→ **Recorded data**
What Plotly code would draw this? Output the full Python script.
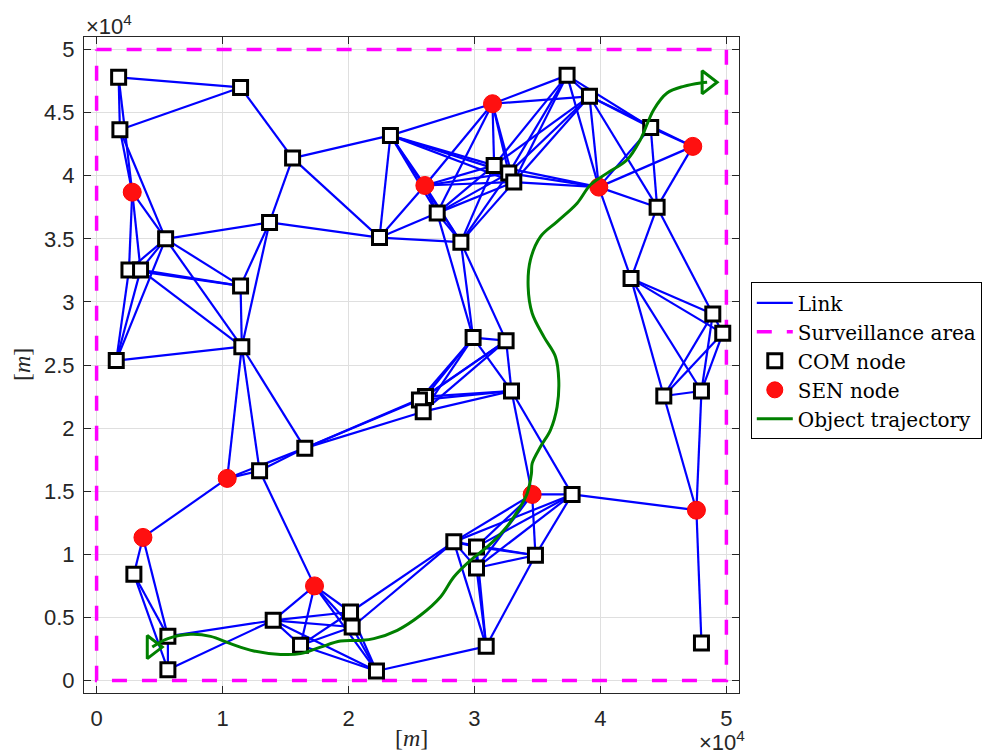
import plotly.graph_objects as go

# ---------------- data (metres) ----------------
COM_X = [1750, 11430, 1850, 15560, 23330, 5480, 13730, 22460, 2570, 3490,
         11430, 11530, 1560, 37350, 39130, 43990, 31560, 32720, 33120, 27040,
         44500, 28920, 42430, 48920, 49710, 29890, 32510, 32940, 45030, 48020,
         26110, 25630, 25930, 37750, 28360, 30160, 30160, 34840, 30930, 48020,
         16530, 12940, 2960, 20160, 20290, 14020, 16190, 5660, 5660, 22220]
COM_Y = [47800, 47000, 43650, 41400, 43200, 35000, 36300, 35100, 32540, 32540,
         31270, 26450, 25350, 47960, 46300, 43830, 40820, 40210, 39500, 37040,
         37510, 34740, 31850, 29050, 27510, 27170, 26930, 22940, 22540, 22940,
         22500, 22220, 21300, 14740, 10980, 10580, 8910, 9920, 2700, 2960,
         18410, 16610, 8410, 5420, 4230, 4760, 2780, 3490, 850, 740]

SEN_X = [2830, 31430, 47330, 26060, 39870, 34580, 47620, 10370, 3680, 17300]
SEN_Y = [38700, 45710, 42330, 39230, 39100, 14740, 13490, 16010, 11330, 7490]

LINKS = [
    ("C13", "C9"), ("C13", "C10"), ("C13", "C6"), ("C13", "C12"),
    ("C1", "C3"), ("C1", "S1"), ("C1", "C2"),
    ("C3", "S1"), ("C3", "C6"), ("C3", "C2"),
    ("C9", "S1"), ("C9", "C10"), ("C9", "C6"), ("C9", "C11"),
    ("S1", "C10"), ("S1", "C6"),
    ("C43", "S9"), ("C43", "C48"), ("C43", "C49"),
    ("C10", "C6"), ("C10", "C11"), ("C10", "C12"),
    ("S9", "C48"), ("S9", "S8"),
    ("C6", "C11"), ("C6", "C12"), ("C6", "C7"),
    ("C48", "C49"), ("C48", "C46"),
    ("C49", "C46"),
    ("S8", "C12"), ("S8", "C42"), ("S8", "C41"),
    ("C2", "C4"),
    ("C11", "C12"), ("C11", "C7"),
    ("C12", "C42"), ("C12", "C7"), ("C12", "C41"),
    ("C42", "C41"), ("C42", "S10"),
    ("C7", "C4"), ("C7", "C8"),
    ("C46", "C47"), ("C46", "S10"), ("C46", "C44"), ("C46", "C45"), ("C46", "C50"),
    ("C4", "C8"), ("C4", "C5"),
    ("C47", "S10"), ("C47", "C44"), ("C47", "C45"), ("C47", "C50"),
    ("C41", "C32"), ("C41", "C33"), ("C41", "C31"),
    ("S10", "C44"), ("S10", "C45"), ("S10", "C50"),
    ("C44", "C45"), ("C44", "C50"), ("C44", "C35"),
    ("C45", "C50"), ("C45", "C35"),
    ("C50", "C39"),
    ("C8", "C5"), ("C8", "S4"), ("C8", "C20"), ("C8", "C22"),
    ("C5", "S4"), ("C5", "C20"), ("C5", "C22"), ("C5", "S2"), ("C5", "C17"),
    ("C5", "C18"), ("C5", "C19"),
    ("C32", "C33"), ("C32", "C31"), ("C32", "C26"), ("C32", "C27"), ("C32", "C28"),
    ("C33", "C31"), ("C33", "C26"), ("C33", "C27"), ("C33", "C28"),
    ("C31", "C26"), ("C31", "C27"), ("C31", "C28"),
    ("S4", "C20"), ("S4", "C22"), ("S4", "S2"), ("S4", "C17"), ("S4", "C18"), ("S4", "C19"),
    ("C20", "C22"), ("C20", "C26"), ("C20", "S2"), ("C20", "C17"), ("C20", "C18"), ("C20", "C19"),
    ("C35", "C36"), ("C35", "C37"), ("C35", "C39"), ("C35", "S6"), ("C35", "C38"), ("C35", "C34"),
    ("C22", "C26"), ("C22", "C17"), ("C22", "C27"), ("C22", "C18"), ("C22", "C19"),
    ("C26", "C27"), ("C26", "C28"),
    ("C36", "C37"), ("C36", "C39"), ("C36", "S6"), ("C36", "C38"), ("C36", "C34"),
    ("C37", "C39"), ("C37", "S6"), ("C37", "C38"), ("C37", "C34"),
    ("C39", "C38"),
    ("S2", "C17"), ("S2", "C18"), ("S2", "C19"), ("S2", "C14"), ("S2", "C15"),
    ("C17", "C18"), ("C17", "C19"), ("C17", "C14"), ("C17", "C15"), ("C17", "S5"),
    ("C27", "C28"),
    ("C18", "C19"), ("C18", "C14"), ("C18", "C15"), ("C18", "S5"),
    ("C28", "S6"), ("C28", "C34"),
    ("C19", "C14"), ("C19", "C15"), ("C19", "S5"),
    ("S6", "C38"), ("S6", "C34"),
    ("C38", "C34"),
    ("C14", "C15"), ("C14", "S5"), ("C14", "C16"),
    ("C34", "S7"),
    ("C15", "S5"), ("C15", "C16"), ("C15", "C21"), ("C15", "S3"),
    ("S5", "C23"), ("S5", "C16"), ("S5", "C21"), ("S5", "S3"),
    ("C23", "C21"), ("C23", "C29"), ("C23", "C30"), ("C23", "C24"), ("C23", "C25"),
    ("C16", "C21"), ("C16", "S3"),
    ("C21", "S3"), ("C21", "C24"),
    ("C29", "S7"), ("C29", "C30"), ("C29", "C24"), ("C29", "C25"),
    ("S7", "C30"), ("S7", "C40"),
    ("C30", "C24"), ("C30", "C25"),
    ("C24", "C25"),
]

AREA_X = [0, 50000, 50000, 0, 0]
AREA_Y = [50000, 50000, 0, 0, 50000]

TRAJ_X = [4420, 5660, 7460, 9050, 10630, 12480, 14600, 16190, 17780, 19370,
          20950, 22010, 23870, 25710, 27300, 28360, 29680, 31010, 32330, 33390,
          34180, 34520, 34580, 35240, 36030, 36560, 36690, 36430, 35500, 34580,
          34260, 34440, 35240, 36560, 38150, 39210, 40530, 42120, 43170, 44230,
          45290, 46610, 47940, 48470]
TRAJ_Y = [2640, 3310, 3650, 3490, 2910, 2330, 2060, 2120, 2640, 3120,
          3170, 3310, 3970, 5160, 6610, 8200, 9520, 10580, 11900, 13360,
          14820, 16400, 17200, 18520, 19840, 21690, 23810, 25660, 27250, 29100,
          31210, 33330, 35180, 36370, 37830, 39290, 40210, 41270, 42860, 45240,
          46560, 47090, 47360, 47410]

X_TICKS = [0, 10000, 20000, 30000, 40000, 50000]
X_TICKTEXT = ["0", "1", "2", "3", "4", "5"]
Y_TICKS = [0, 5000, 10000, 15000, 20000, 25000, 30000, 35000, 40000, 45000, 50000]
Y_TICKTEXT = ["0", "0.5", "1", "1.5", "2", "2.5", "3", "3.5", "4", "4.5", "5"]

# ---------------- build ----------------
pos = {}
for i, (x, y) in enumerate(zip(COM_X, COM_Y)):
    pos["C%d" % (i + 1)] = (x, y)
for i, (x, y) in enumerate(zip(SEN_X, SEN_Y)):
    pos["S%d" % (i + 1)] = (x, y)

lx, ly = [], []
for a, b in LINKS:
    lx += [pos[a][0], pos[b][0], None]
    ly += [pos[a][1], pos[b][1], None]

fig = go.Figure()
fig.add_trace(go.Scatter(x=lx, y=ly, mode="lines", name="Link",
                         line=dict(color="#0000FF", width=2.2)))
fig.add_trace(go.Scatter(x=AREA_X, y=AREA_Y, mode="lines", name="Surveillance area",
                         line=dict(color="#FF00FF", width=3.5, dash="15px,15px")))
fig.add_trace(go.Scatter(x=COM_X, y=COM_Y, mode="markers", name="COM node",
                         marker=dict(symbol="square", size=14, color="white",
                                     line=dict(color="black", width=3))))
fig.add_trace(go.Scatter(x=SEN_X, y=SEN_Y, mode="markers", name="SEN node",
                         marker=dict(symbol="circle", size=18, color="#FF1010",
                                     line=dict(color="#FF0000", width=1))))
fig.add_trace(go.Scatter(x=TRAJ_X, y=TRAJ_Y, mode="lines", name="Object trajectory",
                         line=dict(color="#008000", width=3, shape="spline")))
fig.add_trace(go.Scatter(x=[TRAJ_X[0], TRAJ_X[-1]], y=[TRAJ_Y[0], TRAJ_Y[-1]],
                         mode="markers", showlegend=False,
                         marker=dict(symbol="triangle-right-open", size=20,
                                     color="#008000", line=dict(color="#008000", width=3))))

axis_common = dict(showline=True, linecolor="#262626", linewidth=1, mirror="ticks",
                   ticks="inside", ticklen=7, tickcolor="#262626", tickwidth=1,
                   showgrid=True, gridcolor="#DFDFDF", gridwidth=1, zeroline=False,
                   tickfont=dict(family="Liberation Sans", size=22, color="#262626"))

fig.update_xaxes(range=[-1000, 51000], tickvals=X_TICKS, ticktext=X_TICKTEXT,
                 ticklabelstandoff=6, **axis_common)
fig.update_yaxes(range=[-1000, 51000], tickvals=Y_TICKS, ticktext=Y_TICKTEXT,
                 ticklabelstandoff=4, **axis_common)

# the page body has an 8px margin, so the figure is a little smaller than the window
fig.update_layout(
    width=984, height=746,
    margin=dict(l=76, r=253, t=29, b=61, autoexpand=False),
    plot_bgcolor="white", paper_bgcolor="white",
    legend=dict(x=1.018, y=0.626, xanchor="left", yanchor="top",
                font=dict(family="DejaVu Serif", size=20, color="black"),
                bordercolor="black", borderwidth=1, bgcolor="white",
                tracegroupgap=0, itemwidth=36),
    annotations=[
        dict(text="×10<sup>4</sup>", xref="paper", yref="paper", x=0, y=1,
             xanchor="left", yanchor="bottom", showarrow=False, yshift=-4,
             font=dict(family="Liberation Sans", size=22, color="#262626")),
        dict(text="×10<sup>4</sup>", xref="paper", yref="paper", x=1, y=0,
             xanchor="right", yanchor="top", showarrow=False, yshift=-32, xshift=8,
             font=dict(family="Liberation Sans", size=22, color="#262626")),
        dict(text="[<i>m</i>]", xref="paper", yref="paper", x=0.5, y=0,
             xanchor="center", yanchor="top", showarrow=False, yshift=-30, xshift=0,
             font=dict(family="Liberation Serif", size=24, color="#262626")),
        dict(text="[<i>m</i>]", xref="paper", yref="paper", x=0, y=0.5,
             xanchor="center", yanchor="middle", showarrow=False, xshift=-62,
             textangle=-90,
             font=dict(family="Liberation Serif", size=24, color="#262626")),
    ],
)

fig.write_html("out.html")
* * *
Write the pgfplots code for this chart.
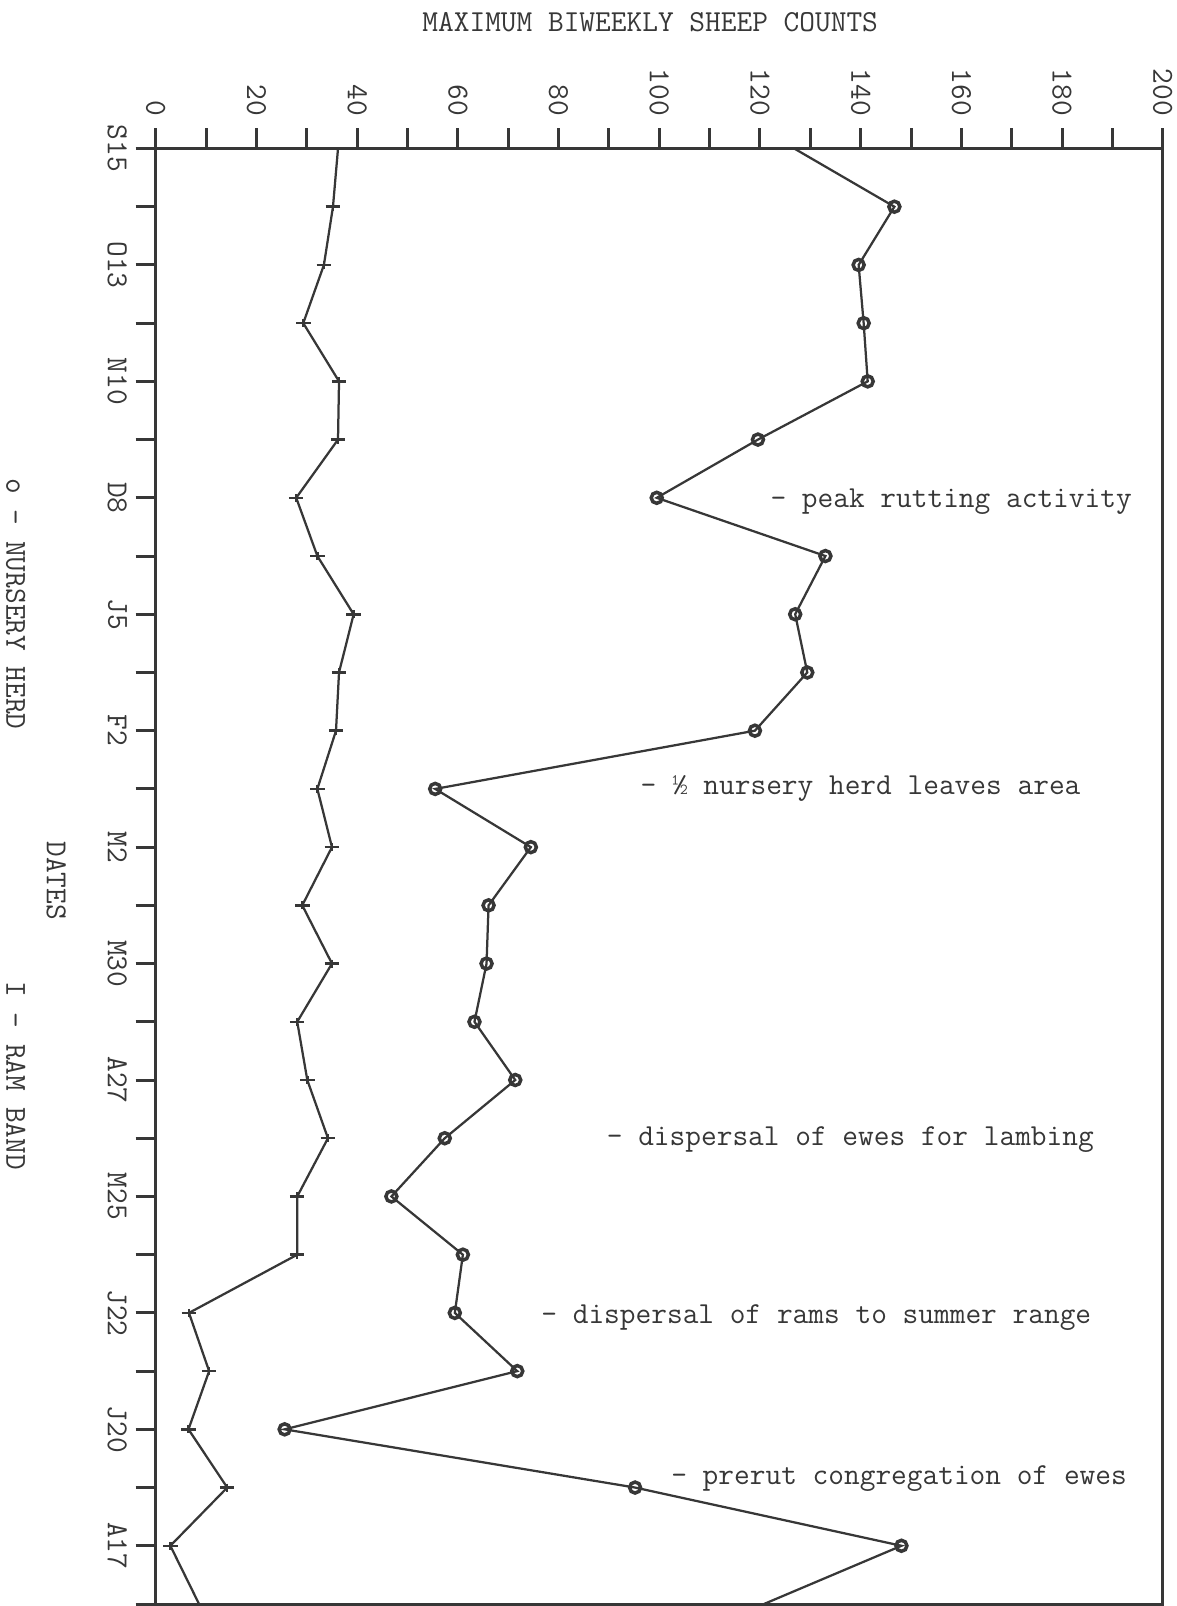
==
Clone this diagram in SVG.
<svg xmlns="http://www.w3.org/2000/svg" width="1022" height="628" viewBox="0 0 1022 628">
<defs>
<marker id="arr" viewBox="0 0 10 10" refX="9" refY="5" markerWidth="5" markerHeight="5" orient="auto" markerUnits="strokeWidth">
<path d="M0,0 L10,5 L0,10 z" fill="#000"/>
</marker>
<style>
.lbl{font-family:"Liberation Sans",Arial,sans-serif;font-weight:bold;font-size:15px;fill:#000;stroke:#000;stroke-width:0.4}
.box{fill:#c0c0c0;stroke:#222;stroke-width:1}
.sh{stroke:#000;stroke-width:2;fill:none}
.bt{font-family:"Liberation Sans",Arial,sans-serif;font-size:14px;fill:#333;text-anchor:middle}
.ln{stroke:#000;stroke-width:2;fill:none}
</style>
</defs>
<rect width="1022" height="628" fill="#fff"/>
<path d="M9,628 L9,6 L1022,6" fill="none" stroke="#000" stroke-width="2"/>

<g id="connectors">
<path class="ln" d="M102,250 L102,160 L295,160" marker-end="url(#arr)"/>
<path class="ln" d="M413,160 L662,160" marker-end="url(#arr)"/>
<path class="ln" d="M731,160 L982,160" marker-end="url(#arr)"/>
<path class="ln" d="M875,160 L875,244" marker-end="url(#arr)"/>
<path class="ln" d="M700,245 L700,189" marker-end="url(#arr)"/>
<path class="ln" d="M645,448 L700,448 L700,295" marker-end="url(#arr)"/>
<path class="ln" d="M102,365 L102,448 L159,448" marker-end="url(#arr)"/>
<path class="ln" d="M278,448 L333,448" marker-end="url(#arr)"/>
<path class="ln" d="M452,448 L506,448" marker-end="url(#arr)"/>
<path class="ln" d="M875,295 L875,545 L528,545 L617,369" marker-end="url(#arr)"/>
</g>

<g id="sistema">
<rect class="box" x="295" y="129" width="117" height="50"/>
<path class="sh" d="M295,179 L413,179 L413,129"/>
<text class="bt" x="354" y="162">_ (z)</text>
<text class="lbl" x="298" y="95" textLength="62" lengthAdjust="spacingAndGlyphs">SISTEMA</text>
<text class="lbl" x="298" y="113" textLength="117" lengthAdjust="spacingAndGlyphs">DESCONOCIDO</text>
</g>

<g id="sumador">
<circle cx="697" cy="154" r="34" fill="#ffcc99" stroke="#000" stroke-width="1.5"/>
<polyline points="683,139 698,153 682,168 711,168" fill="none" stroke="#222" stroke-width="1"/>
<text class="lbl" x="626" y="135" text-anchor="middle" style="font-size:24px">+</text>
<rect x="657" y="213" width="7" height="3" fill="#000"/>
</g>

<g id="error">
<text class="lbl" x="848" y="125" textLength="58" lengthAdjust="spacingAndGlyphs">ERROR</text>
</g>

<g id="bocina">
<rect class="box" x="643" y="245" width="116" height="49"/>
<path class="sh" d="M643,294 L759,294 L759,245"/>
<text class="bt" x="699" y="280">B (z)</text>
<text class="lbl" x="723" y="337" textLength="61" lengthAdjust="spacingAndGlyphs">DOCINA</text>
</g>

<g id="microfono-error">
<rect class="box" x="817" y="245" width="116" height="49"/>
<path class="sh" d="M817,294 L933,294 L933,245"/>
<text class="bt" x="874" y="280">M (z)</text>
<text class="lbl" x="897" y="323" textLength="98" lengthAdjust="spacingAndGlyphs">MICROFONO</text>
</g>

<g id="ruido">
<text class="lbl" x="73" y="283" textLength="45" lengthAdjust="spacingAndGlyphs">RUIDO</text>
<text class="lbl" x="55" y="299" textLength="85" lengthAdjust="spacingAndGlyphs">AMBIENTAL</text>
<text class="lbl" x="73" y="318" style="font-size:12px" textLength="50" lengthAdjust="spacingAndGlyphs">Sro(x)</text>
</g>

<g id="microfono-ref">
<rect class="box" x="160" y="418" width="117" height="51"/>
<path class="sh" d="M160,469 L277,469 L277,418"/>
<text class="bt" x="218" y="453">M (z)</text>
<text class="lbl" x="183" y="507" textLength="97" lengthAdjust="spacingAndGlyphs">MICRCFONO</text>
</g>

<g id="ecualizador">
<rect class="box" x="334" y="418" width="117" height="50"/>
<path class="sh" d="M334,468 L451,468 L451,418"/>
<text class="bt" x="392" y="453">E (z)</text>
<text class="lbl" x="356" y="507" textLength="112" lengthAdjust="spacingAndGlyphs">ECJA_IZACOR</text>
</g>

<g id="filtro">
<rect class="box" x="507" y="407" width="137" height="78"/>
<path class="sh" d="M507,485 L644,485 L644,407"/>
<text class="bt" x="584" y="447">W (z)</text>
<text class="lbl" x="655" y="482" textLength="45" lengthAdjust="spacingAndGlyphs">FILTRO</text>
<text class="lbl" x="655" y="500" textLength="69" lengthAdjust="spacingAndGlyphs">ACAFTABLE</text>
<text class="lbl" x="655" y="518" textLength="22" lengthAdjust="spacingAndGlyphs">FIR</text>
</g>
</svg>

→ **Stated task**
Reproduce, starting at the line containing "What Plotly code" and stopping after the line containing "16010, 11330, 7490]", each of those lines exactly and no others; leave pictures out.

→ **Task answer**
What Plotly code would draw this? Output the full Python script.
import plotly.graph_objects as go

# ---------------- data (metres) ----------------
COM_X = [1750, 11430, 1850, 15560, 23330, 5480, 13730, 22460, 2570, 3490,
         11430, 11530, 1560, 37350, 39130, 43990, 31560, 32720, 33120, 27040,
         44500, 28920, 42430, 48920, 49710, 29890, 32510, 32940, 45030, 48020,
         26110, 25630, 25930, 37750, 28360, 30160, 30160, 34840, 30930, 48020,
         16530, 12940, 2960, 20160, 20290, 14020, 16190, 5660, 5660, 22220]
COM_Y = [47800, 47000, 43650, 41400, 43200, 35000, 36300, 35100, 32540, 32540,
         31270, 26450, 25350, 47960, 46300, 43830, 40820, 40210, 39500, 37040,
         37510, 34740, 31850, 29050, 27510, 27170, 26930, 22940, 22540, 22940,
         22500, 22220, 21300, 14740, 10980, 10580, 8910, 9920, 2700, 2960,
         18410, 16610, 8410, 5420, 4230, 4760, 2780, 3490, 850, 740]

SEN_X = [2830, 31430, 47330, 26060, 39870, 34580, 47620, 10370, 3680, 17300]
SEN_Y = [38700, 45710, 42330, 39230, 39100, 14740, 13490, 16010, 11330, 7490]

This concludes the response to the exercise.